Random Walk Guided Hyperbolic Graph Distillation
This work addresses the challenge of extracting task-specific and dynamic information from large-scale networks for downstream applications, representing a novel method for a known bottleneck in graph distillation.
The paper tackles the problem of graph distillation in Euclidean space struggling to capture tree-like geometry and dynamic properties of real-world networks, resulting in HyDRO, which outperforms state-of-the-art methods in node classification and link prediction tasks while preserving random walk properties for continual graph learning.

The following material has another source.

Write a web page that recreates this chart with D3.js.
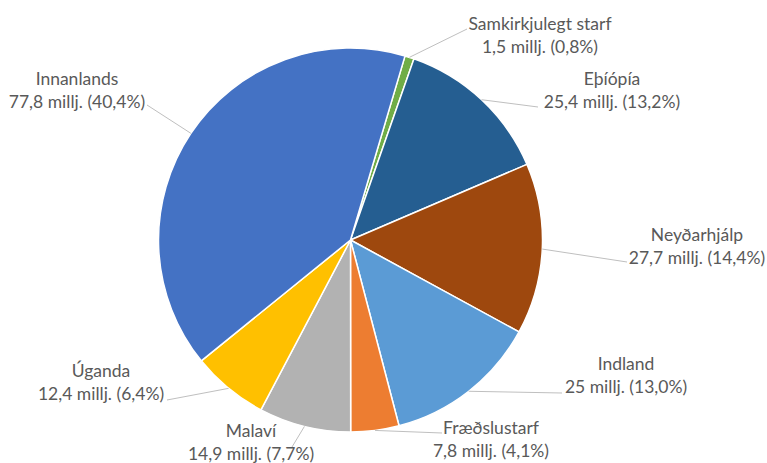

Graph distillation (GD) is an effective approach to extract useful information from large-scale network structures. However, existing methods, which operate in Euclidean space to generate condensed graphs, struggle to capture the inherent tree-like geometry of real-world networks, resulting in distilled graphs with limited task-specific information for downstream tasks. Furthermore, these methods often fail to extract dynamic properties from graphs, which are crucial for understanding information flow and facilitating graph continual learning. This paper presents the Hyperbolic Graph Distillation with Random Walks Optimization (HyDRO), a novel graph distillation approach that leverages hyperbolic embeddings to capture complex geometric patterns and optimize the spectral gap in hyperbolic space. Experiments show that HyDRO demonstrates strong task generalization, consistently outperforming state-of-the-art methods in both node classification and link prediction tasks. HyDRO also effectively preserves graph random walk properties, producing condensed graphs that achieve enhanced performance in continual graph learning. Additionally, HyDRO achieves competitive results on mainstream graph distillation benchmarks, while maintaining a strong balance between privacy and utility, and exhibiting robust resistance to noises.